MoreBeer! American IPA ingredients kit.
Came with:
9LBS ultralight malt extract
1 oz gal hops for bittering (11.3 % AA)
4 oz cascade hops, 2 oz for flavoring and 2 for aroma. (7.5% AA)

I took a chance and ordered a turkey fryer kit (Bayou Classic, 30L aluminum stock pot and outdoor gas stove) that I found off amazon for ~$50. Considering I couldn't find a decent kettle or stockpot for less than about 75 on craigslist or at the local homebrew store, I felt it was a reasonable purchase. Downside is that aluminum is not durable and I have heard can impart some undesirable metallic tastes to the beer....we will see. Plus is that the stockpot is 7.5 gallons and allows me to do a full boil. Also, there is NO way my old POS electric stove could boil enough liquid in a reasonable amount of time to do even a partial boil, and I can work outside so messes are a lesser concern.


The actual brewing went great, the turkey fryer throws out plenty of heat and it was easy to control the boil. Only minor mistake I made was putting in the flavoring hops ten mins too early, but I think it will be OK ;). Working outside is great in case there were any spills, which I was fortunate enough to avoid. Cooled the entire batch down in a large 10+ gallon bucket that I had lying around in the garage, ran water from the hose to it and got a few packs of ice in there. Very quick cooling, got the wort down from ~190 to around 70-80 in about 20 min. Transferred to a carboy, and set in the garage to ferment. I have an airlock on there for tonight, but I will check in the morning to see if it looks like I need to place a blow off tube on there.

My only complaints with the ingredient kit are that it comes with pelleted hops. Oh well. Next time I will be buying ingredients separately and will be sure to get fresh hops, might even try a mini mash. Looking to do a Imperial Stout, or maybe a nice holiday spiced porter... I was thinking nutmeg, a little chili powder, and a hint of orange rind, any thoughts? Total investment in this setup was around $200, and that includes the ingredients for the first batch ($35). Considering me and my roommates drink like fish, we should actually be able to save some money over the next year versus paying $8 a sixer for some good micro.

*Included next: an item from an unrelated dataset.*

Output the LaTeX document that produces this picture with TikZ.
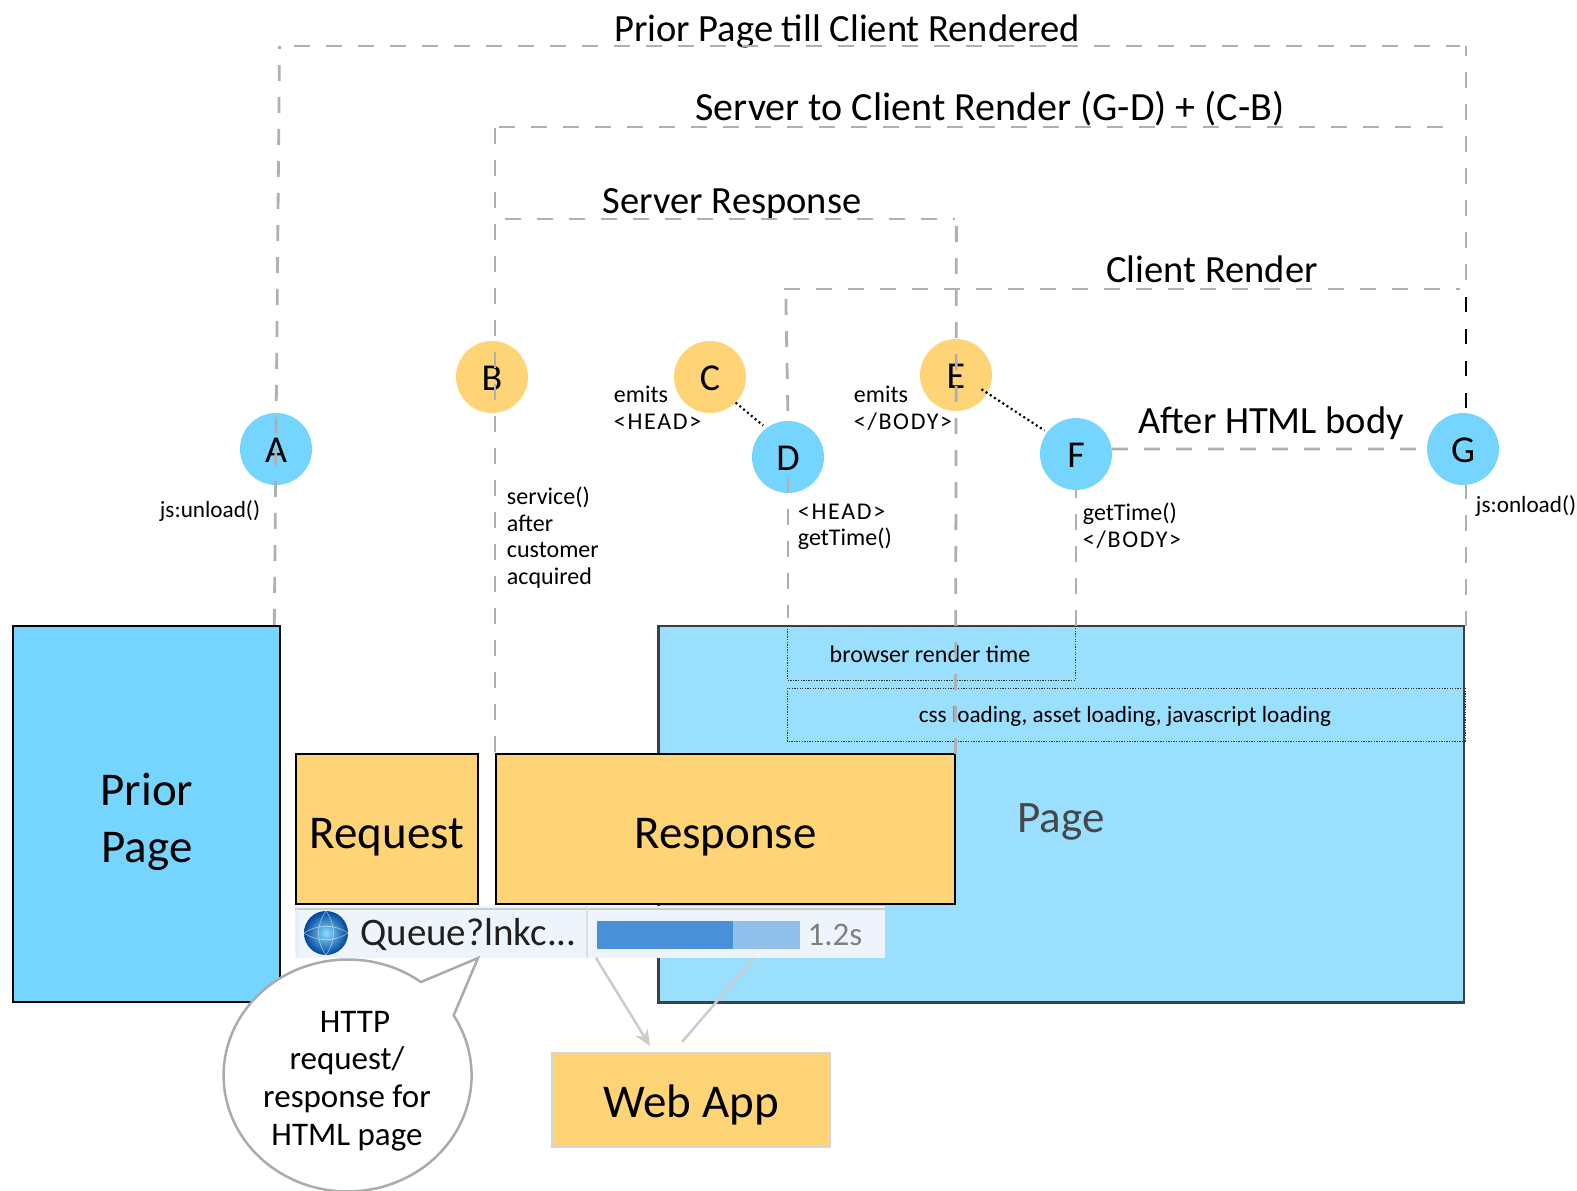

I'd love to hear about any similar experiences people have had with malt extract kits, and also any suggestions going forward on how to make this beer as good as possible....I'm also sure I will run into trouble somewhere down the line so any preemptive advice would be great!

Thanks for reading

-Erik

Ryno 07-17-2009 10:13 AM

Welcome to the world of homebrewing. It wont be long and you'll be a total addict. That's a good thing! Dont get hung up on the pelletized hops. Nothing wrong with them if stored correctly. I use them about 50% of the time. Hopefully your supplier didnt give you cheesy hops. You picked the best homebrew forum for finding all the info you'll ever need!! :mug:

whathits14 07-17-2009 03:49 PM

Thanks! :tank:


Update: Looked at the brew this morning and no signs of fermentation yet. Carboy has zero bubbles, it looks completely flat. Hopefully yeast will pick up by this evening. I used White Labs California ale yeast is anybody wants to comment...more later

Beerrific 07-17-2009 03:57 PM

Sounds like it went well, I can't help to point out though...

-There is nothing wrong with aluminum. No off flavors. Just need to boil some water in it first to develop a protective oxide coat. A 30L Al pot is what I used for my first 2 years of brewing.

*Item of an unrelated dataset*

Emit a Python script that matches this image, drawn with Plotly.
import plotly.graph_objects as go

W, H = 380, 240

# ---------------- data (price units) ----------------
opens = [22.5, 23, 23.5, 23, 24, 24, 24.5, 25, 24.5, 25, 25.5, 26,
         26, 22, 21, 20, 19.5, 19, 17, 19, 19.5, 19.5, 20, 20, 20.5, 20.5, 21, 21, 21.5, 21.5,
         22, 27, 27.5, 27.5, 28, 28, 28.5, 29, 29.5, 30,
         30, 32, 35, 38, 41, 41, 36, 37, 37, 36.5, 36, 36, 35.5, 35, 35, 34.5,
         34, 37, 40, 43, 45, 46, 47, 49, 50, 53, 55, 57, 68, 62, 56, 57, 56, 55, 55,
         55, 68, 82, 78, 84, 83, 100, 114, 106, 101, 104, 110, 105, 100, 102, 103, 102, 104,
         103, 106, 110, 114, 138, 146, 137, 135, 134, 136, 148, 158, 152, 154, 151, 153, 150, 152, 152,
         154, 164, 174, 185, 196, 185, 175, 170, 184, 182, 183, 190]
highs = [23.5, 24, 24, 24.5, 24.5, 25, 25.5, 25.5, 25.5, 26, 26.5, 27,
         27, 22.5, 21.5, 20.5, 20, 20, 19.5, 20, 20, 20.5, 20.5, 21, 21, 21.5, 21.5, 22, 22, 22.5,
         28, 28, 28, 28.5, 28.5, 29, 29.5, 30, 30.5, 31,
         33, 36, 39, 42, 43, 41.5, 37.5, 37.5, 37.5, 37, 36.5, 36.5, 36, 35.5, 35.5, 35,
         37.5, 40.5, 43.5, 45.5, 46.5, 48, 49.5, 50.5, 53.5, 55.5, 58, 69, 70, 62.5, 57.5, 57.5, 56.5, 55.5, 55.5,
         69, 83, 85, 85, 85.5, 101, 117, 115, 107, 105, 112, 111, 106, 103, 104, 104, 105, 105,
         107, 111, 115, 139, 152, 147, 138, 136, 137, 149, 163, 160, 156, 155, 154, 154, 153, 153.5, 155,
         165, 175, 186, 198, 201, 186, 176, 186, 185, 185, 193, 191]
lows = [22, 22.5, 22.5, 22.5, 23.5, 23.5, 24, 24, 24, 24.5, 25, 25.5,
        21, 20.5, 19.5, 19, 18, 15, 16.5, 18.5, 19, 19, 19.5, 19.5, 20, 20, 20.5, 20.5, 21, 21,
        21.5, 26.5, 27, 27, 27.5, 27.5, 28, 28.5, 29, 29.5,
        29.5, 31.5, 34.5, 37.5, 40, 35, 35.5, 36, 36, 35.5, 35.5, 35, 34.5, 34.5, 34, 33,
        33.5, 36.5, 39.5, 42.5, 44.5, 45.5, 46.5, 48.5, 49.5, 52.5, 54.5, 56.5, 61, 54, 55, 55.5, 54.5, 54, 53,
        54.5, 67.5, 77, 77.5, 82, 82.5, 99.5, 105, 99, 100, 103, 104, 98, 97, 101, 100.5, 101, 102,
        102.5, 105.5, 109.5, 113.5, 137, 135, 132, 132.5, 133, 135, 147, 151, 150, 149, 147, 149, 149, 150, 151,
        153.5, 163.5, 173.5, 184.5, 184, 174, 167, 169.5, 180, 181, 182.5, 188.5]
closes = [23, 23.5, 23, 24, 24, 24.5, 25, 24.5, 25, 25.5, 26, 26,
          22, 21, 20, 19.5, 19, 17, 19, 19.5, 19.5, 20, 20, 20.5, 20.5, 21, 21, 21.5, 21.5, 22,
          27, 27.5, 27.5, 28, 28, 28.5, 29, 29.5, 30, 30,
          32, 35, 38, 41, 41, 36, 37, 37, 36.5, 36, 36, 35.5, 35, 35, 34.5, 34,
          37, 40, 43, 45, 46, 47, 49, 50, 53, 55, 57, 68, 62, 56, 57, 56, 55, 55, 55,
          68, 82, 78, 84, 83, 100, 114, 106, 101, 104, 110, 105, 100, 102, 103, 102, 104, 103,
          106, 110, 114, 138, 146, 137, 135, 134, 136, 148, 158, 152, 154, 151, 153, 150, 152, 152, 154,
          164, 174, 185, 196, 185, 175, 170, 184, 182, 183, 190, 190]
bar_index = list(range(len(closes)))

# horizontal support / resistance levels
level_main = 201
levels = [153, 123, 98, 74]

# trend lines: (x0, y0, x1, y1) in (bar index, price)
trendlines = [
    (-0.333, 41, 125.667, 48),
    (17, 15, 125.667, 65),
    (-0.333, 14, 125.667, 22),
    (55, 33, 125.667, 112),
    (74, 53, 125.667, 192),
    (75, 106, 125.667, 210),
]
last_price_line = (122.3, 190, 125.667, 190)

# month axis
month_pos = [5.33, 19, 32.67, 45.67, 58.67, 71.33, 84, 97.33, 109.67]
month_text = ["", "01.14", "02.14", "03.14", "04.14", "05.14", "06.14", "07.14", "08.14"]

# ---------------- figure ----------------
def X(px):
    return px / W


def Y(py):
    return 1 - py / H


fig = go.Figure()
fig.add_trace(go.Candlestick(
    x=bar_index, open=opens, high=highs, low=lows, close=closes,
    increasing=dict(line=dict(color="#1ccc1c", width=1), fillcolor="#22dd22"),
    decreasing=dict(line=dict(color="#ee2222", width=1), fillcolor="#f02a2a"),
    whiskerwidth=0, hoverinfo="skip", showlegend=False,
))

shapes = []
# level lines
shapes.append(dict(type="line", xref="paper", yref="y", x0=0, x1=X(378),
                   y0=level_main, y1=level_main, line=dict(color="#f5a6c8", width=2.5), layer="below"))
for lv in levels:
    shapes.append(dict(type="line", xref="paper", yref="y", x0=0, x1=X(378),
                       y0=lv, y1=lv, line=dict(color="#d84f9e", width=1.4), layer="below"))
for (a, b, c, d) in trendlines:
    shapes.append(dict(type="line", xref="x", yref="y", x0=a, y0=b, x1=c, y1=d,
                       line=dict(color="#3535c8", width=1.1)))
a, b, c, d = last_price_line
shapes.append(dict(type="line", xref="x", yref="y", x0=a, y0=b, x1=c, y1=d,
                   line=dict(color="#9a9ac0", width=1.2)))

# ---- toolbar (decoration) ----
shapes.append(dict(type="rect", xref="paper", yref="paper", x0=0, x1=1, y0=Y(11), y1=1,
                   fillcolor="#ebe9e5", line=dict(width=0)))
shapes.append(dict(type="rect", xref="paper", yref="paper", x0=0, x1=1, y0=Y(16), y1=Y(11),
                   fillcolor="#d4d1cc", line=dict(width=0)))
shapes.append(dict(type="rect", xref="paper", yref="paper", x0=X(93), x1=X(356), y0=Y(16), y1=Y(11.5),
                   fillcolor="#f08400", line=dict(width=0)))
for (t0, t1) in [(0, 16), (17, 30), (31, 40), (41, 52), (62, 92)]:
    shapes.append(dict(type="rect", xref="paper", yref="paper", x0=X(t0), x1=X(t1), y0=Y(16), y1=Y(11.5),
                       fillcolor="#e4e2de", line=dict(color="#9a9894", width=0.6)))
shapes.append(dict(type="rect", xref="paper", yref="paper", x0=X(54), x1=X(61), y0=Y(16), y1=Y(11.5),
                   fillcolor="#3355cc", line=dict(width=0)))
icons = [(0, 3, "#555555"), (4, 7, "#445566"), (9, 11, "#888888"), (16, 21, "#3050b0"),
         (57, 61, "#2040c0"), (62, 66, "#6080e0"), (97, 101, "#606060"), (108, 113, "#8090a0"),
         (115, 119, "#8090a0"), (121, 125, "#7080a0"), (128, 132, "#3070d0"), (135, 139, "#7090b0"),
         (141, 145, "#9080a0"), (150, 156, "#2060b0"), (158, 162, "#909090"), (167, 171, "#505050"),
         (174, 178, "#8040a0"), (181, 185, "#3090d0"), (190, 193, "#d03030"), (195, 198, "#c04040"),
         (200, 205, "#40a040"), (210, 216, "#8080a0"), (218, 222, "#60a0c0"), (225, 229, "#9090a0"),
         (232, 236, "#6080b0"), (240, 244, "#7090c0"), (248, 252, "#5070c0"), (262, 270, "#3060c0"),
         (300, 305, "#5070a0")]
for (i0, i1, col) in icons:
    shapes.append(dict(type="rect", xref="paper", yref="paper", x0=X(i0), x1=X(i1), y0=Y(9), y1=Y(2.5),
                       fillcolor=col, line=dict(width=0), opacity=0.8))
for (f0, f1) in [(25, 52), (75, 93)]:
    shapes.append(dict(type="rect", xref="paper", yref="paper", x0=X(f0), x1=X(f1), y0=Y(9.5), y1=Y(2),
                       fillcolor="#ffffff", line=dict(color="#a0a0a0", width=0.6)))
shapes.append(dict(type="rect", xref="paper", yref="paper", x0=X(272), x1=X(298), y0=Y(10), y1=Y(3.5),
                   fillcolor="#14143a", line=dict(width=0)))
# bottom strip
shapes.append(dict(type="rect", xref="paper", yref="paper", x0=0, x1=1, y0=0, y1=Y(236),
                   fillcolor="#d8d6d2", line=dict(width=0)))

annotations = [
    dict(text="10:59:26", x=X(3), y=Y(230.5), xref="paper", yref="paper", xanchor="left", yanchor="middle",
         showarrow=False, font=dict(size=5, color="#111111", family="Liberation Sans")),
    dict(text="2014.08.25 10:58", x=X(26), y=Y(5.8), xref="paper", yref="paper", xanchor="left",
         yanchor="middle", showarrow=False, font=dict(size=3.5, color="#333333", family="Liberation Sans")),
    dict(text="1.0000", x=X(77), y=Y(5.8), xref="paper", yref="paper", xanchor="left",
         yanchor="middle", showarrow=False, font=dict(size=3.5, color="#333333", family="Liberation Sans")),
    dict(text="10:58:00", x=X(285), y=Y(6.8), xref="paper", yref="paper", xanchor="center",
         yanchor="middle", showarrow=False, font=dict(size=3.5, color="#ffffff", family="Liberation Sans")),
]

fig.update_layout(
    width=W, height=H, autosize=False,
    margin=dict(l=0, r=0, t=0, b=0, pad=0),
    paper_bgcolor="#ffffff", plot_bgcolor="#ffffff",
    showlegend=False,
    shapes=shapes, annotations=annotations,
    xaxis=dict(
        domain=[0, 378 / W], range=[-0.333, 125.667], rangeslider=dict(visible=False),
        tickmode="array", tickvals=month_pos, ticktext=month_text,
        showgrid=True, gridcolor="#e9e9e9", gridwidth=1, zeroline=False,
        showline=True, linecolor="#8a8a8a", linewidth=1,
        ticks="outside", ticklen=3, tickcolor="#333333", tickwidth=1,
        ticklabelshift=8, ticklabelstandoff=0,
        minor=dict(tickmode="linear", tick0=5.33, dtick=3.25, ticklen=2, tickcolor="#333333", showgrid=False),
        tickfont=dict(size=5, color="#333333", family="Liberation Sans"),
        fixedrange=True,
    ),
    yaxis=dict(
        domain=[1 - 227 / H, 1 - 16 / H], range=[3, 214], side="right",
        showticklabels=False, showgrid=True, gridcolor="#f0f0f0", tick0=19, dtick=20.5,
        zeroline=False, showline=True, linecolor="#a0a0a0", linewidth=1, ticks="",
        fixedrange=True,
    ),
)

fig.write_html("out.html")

-Pellet hops are just as fresh as anything you get short of picking them yourself. In fact, depending on how they are handled they can be fresher than whole hops. And many people (myself included) prefer pellets.

whathits14 07-19-2009 09:00 PM

Well I did not boil water prior to brewing in the stockpot, so hopefully any off tastes will be minimal.

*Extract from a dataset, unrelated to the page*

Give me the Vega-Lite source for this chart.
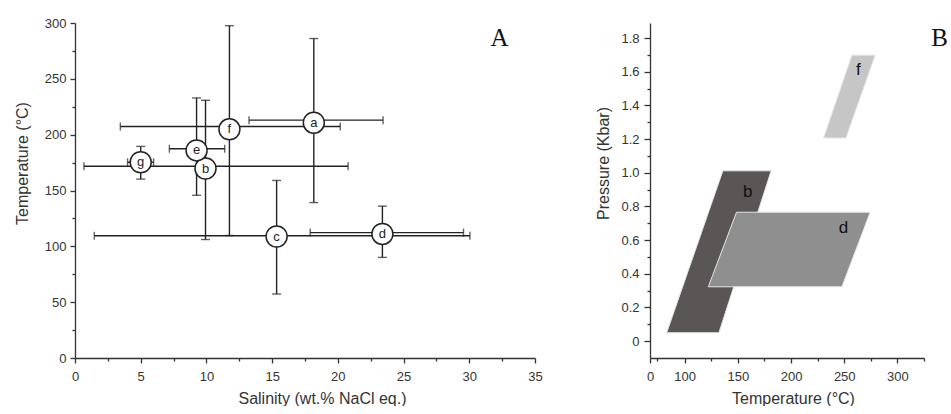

Update: The yeast have begun to work their magic! looks like I left just enough room in the carboy to avoid blow off as the foam from the fermentation is up to the neck, but no further. It smells good too, very hoppy. Can't wait!

MikeG 07-19-2009 09:04 PM

Sounds like fun. I've only used alum, no probs there, same for the 30qt. It's tough at times but learn to brew with what you have. I prefer pellets for hops, whole hops absorb a lot of liquid (using them now).

Welcome to HBT! :tank:

headfullahops 07-20-2009 08:34 PM

There are pros and cons to using both leaf hops and pellet hops. The biggest con to using leaf hops (and pro for pellets) is freshness and storability. Pellet hops are compressed and even if some of the outer surface of the pellet oxidizes over time, the majority of the pellet stays fresh. The biggest con for pellet hops, at least for me, is how small the particles are when the pellets are boiled and trying to keep them from moving from vessel to vessel. I'm about to try the strainer bag approach.

Shooter 07-21-2009 10:32 PM

This kit will probably be my next brew. Of course they say they're out of stock online, but they always have them available up in their Concord retail location. So far, I've found their kits to be pretty straightforward and haven't had any issues with them.

whathits14 07-22-2009 03:36 AM

The brew kit I picked up came with some nylon mesh bags, which helped with the pelleted hop particles somewhat, but the actual pellets are formed from some pretty fine particles and a small amount snuck through...same with some of the specialty grains, but its a negligible amount.

Shooter, I will be sure to let you know if the kit is worth it :mug:

Question for anybody who know the answer...I have access to some pretty high quality filters, would straining the beer before transferring to the bottling bucket be possible with a ten micron filter? My only concern is that I do not know how large yeast are, or if they tend to agglomerate into micro/macro colonies so I am unsure if this would also filter out a majority of the yeast. I imagine it would be possible to skim some yeast off the top before bottling and save those...any comments welcome!

update on the brew: looks like the yeasty beasties have calmed down a little bit, but are still fermenting away...color seems to changing a little as well, but it could just be the lighting. More to come.

Off to drink some beer.....

Shooter 07-22-2009 05:32 PM

If you filter before bottling you may have to add some yeast. If you're kegging you can force carbonate. However, if you're careful in your transfer, you shouldn't really get any sediment in the bottles. There will be a little in there after carbing and conditioning, but that's normal. I get little bits of the hop pellet coming through the steeping bag as well, but they usually settle out in the fermentor and I don't really notice them when I transfer for bottling.